The One Defence Capability System has not evolved in response; the threat OODA loop completes a cycle quicker than the friendly one. The ability to efficiently adapt, and cost-effectively proliferate, COTS or MOTS products to deliver and counter lethal effects is critical in asymmetric warfare—noting that a conflict against China is asymmetric for our ADF. We must start treating industry as a genuine partner in collaboration otherwise our bureaucratic processes will continue to deliver sub-par solutions 10-years late.

So how can we adapt the capability development system to genuinely harness industry as a force multiplier and unlock the ability to evolve our technology against changing threats? 

We need a paradigm shift. We need to move towards iterative development cycles with industry as a business partner rather than treating industry like a necessary evil. The Advanced Strategic Capabilities Accelerator has taken a step towards transparency with industry by shining a very small sliver of light onto some capability requirements; but really all its done is put a new hat on the RFQTS and grants process—the big players like Lockheed will still win the big contracts and the start-ups still have no pathway from development to acquisition.

The Australian Signals Directorate (ASD) provides an exemplar in their National Partnerships program. Under the leadership of Rachel Noble and Abigail Bradshaw, the ASD has fostered genuine collaboration with the cyber industry and across Australian and international government. The ASD has focussed on two-way partnerships that deliver mutual benefit with business and it has actively facilitated those collaborative efforts. This has demonstrably uplifted Australia’s cyber resilience and our national ability to defend against evolving cyber threats to Australia’s security. 

Internationally, the US Defense Innovation Unit (DIU) has developed a culture of innovation supported by common-sense contracting arrangements with non-traditional defence contractors. This has delivered swift development and deployment of cutting-edge technologies; and there is an Australian story here. In November 2023, the DIU purchased some tactical watercraft from an Australian, veteran-owned firm, the Whiskey Project, for around $19 million AUD for rapid experimentation, concept development and acquisition by the US Marine Corps.

In another example and from an industry angle, Lockheed Martin’s Skunk Works has an industry R&D unit consistently delivering innovative solutions from R&D through to acquisition. Since WWII, Skunk Works have been brought into the US Defense tent on variously classified projects and treated as a trusted partner by the US Defense forces.
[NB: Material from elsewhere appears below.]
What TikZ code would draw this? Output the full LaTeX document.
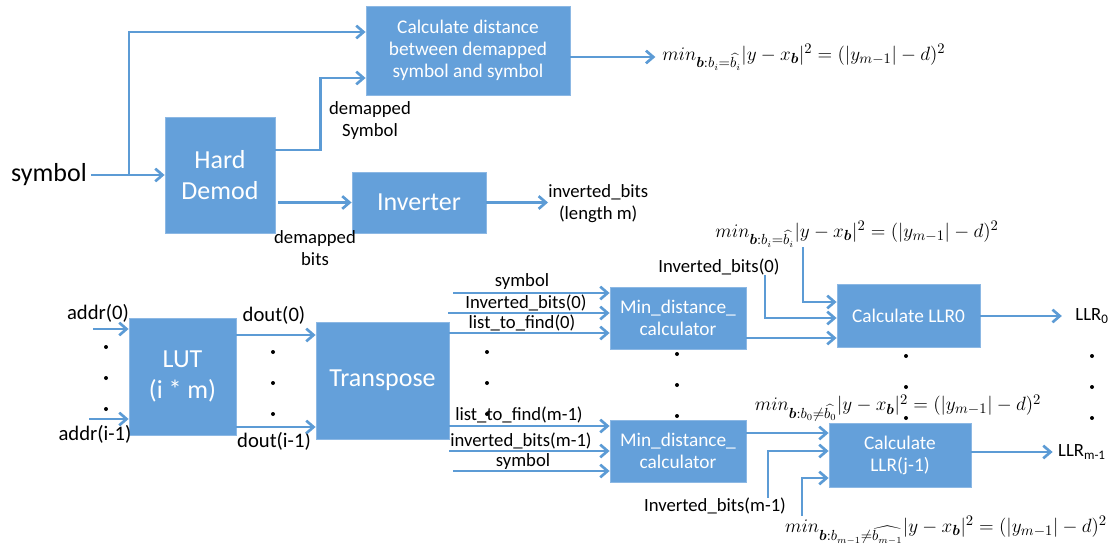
\documentclass[tikz,border=0pt]{standalone}
\usepackage{amsmath, amssymb}
\usepackage{bm}
\usepackage{fontspec}
\setmainfont{Carlito}
\usetikzlibrary{arrows.meta,calc,positioning}
\definecolor{boxblue}{HTML}{64A0DA}
\definecolor{boxedge}{HTML}{8CB8E4}
\definecolor{wireblue}{HTML}{5C9BD5}

\begin{document}
\begin{tikzpicture}[x=0.75pt,y=-0.75pt,
    blk/.style={draw=boxedge,line width=0.6pt,fill=boxblue,text=white,inner sep=0pt,align=center},
    bigfont/.style={font=\fontsize{19.5}{23}\selectfont},
    midfont/.style={font=\fontsize{14.5}{16.5}\selectfont},
    lbl/.style={inner sep=0pt,align=center,font=\fontsize{14}{16.5}\selectfont},
    lblb/.style={inner sep=0pt,align=center,font=\fontsize{15.5}{18}\selectfont},
    eq/.style={inner sep=0pt,font=\fontsize{15}{18}\selectfont},
    arr/.style={wireblue,line width=2pt,-{Straight Barb[length=5.5pt,width=9.5pt]}}]
        \useasboundingbox (0,0) rectangle (1115,546);
        % Draw the blocks
        \node[blk,midfont,minimum width=153pt,minimum height=66.75pt] (dist) at (468,50.5) {Calculate distance\\between demapped\\symbol and symbol};
        \node[blk,bigfont,minimum width=82.5pt,minimum height=87pt] (hd) at (220,175) {Hard\\Demod};
        \node[blk,bigfont,minimum width=100.5pt,minimum height=45.75pt] (inv) at (419,202.5) {Inverter};
        \node[blk,bigfont,minimum width=80.25pt,minimum height=87.75pt] (lut) at (182.5,376.5) {LUT\\(i * m)};
        \node[blk,bigfont,minimum width=99.75pt,minimum height=87.75pt] (tr) at (382.5,380.5) {Transpose};
        \node[blk,midfont,minimum width=102pt,minimum height=46.5pt] (mdt) at (678,318) {Min\_distance\_\\calculator};
        \node[blk,midfont,minimum width=102pt,minimum height=46.5pt] (mdb) at (678,451) {Min\_distance\_\\calculator};
        \node[blk,midfont,minimum width=107.25pt,minimum height=47.25pt] (llr0) at (908.5,315.5) {Calculate LLR0};
        \node[blk,midfont,minimum width=106.5pt,minimum height=48pt] (llrj) at (900,455) {Calculate\\LLR(j-1)};
        %demodulator part
        \node[bigfont] (sym) at (49,175) {symbol};
        \coordinate (split) at (129,175);
        \draw[arr] (sym.east) -- (hd.west);
        \draw[arr] (split) |- (dist.west |- 0,32);
        \draw[arr] (hd.east |- 0,150) -- ++(45,0) |- (dist.west |- 0,78);
        \node[lbl] (dsym) at (370,121) {demapped\\Symbol};
        \draw[arr] (278,0 |- inv.west) -- (inv.west);
        \node[lbl] (dbits) at (315,248) {demapped\\bits};
        \node[lbl,anchor=west] (ibits) at (548,204) {inverted\_bits\\(length m)};
        \draw[arr] (inv.east) -- (inv.east -| ibits.west);
        \node[eq,anchor=west] (f1) at (662,57) {$min_{\bm{b}:b_i=\widehat{b_i}}|y-x_{\bm{b}}|^2=(|y_{m-1}|-d)^2$};
        \draw[arr,shorten >=5pt] (dist.east |- f1.west) -- (f1.west);
        % LUT inputs and outputs
        \node[lblb] (a0) at (98,313) {addr(0)};
        \coordinate (a0in) at (93,329);
        \draw[arr] (a0in) -- (lut.west |- a0in);
        \node[lblb] (ai) at (95,434) {addr(i-1)};
        \coordinate (aiin) at (89,419);
        \draw[arr] (aiin) -- (lut.west |- aiin);
        \node[lblb] (d0) at (274,315) {dout(0)};
        \draw[arr] (lut.east |- 0,335) -- (tr.west |- 0,335);
        \node[lblb] (di) at (274,441) {dout(i-1)};
        \draw[arr] (lut.east |- 0,427) -- (tr.west |- 0,427);
        % inputs of the min distance blocks
        \node[lbl] (s0) at (522,282) {symbol};
        \coordinate (s0in) at (453,293);
        \draw[arr] (s0in) -- (mdt.west |- s0in);
        \node[lbl] (ib0a) at (526,303) {Inverted\_bits(0)};
        \coordinate (ib0in) at (448,313);
        \draw[arr] (ib0in) -- (mdt.west |- ib0in);
        \node[lbl] (lf0) at (522,323) {list\_to\_find(0)};
        \draw[arr] (tr.east |- 0,333) -- (mdt.west |- 0,333);
        \node[lbl] (lfm) at (519,415) {list\_to\_find(m-1)};
        \draw[arr] (tr.east |- 0,426) -- (mdb.west |- 0,426);
        \node[lbl] (ibm) at (521,441) {inverted\_bits(m-1)};
        \coordinate (ibmin) at (449,451);
        \draw[arr] (ibmin) -- (mdb.west |- ibmin);
        \node[lbl] (sm) at (523,462) {symbol};
        \coordinate (smin) at (453,471);
        \draw[arr] (smin) -- (mdb.west |- smin);
        % LLR0
        \node[eq] (f2) at (857,234) {$min_{\bm{b}:b_i=\widehat{b_i}}|y-x_{\bm{b}}|^2=(|y_{m-1}|-d)^2$};
        \node[lbl] (ib0b) at (719,267) {Inverted\_bits(0)};
        \draw[arr] (ib0b.south -| 765,0) |- (llr0.west |- 0,318);
        \draw[arr] (f2.south -| 803,0) |- (llr0.west |- 0,302);
        \draw[arr] (mdt.east |- 0,338) -- (llr0.west |- 0,338);
        \node[lbl] (lo) at (1092,316) {LLR\textsubscript{0}};
        \draw[arr,shorten >=10pt] (llr0.east |- lo) -- (lo.west);
        % LLR(j-1)
        \draw[arr] (mdb.east |- 0,433) -- (llrj.west |- 0,433);
        \node[lbl] (ibm2) at (715,506) {Inverted\_bits(m-1)};
        \draw[arr] (ibm2.north -| 768,0) |- (llrj.west |- 0,451);
        \node[eq] (f3) at (898,408) {$min_{\bm{b}:b_0\neq\widehat{b_0}}|y-x_{\bm{b}}|^2=(|y_{m-1}|-d)^2$};
        \node[eq] (f4) at (946,530) {$min_{\bm{b}:b_{m-1}\neq\widehat{b_{m-1}}}|y-x_{\bm{b}}|^2=(|y_{m-1}|-d)^2$};
        \draw[arr] (f4.north -| 802,0) |- (llrj.west |- 0,478);
        \node[lbl] (lm) at (1082,452) {LLR\textsubscript{m-1}};
        \draw[arr,shorten >=4pt] (llrj.east |- lm) -- (lm.west);
        % vertical dots
        \foreach \x/\y in {106/347,273/352,487/352,677/354,906/356,1092/356}
          \foreach \d in {0,31,62}
            \fill (\x,\y+\d) circle[radius=2];
\end{tikzpicture}
\end{document}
Just some of the many examples of innovations delivered by Skunk Works include the U-2 reconnaissance aircraft and the SR-71 Blackbird.

In the context of littoral conflict scenarios that the DSR has effectively re-postured the ADF toward—with a live example occurring in the Red Sea—genuine industry partnership in the development of solutions is paramount. By using some business acumen to be a better buyer, Defence can use its enormous purchasing power to foster industry-wide innovation and production facilities. In an ideal scenario, a Defence-driven industry-wide collaboration will enable our ADF to respond to emerging threats while civilian applications of those technologies and facilities advance other aspects of our national economy.

The current capability development system’s inadequacies present a formidable obstacle to adapting swiftly to new threats. The proposed paradigm shift towards a more collaborative model, inspired by examples such as the ASD, DIU and Skunk Works, holds the key to unlocking innovation and scaling up our national capacity for generating the right capabilities at the right time.